Species of plant in the pea family

Lathyrus latifolius, the perennial peavine, perennial pea, broad-leaved everlasting-pea, or just everlasting pea, is a robust, sprawling herbaceous perennial flowering plant in the pea family Fabaceae. It is native to Europe but is present on other continents, such as North America and Australia, where it is most often seen along roadsides.

== Morphology ==
Lathyrus latifolius has winged hairless stems, and alternating blue green compound leaves consisting of a single pair of leaflets and a winged petiole about 2 in long.

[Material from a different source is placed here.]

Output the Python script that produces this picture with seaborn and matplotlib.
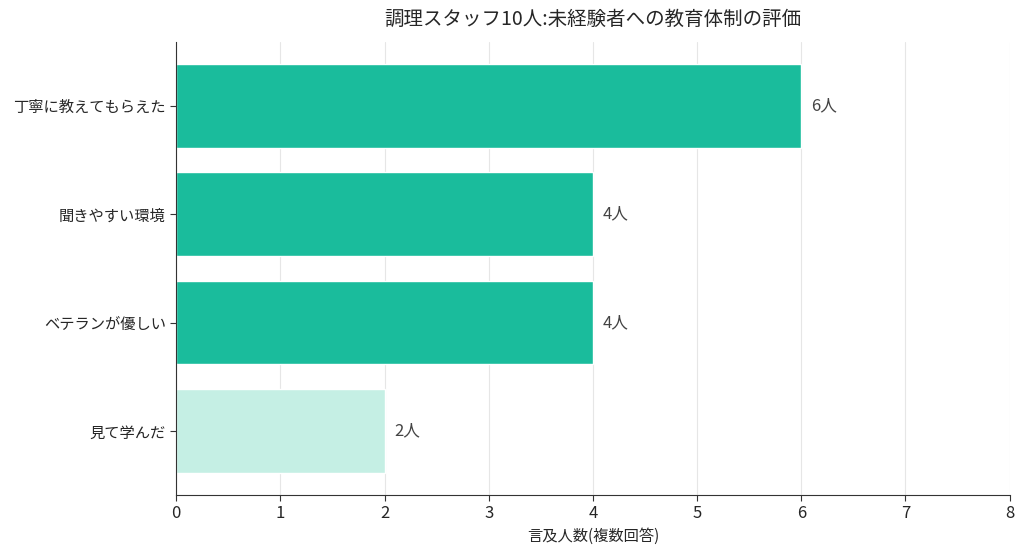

The leaflets are narrowly ovate or oblong-ovate, smooth along the margins, hairless and up to 3 in long and 1 in across. There is a branched tendril between the leaflets.

=== Racemes ===
Short racemes of 4–11 flowers are produced from the axils of the leaves. The flowers, which are unscented, are about 3/4–1 in across with a typical structure for Faboideae, with an upper standard and lower keel, enclosed by lateral petals. There are 5 petals, which are purplish pink, fading with age. There is a green calyx with 5 teeth, often unequal. The blooming period lasts about 2 months during the summer and early autumn.

=== Seeds ===
The flowers are followed by hairless flattened seedpods, about 2 in long and 1/2 in wide, with several seeds inside. The seedpod, which is initially green, gradually turns brown, splitting open into curled segments, flinging out the seeds. The seeds are dark and oblong to reniform in shape.

== Reproduction ==
Lathyrus latifolius can reproduce vegetatively from its taproot and rhizomes, or from seed.

== Cultivation and habits ==
Lathyrus latifolius is a perennial herbaceous vine (climber), which can reach 6 feet or more by means of twining tendrils, but in open areas sprawls. It is frost-hardy, long-lived, and slowly spreading. The foliage becomes rather ragged and yellowish by the end of summer.

It requires partial to full sun, and loam or clay-loam soil that is moist, mesic, or slightly dry. Unlike the related annual sweet pea, Lathyrus odoratus, with which it may be confused, it has no scent. While grown as a garden plant it may be pervasive and difficult to remove. Because of this, this species is often considered to be a weed despite its attractive appearance.

Numerous cultivars have been selected as garden subjects, of which the following have gained the Royal Horticultural Society's Award of Garden Merit:
- L. latifolius (pink)
- 'Albus' (white)
- 'Rosa Perle' (pale pink)
- 'White Pearl' (white)

== Relations to insect life ==
Bumblebees pollinate the flowers and butterflies will visit the flowers for their nectar. Epicauta fabricii (Fabricius blister beetle), the caterpillars of Apantesis phyllira (Oithona tiger moth) and some herbivores feed on the leaves. However, the seeds are poisonous.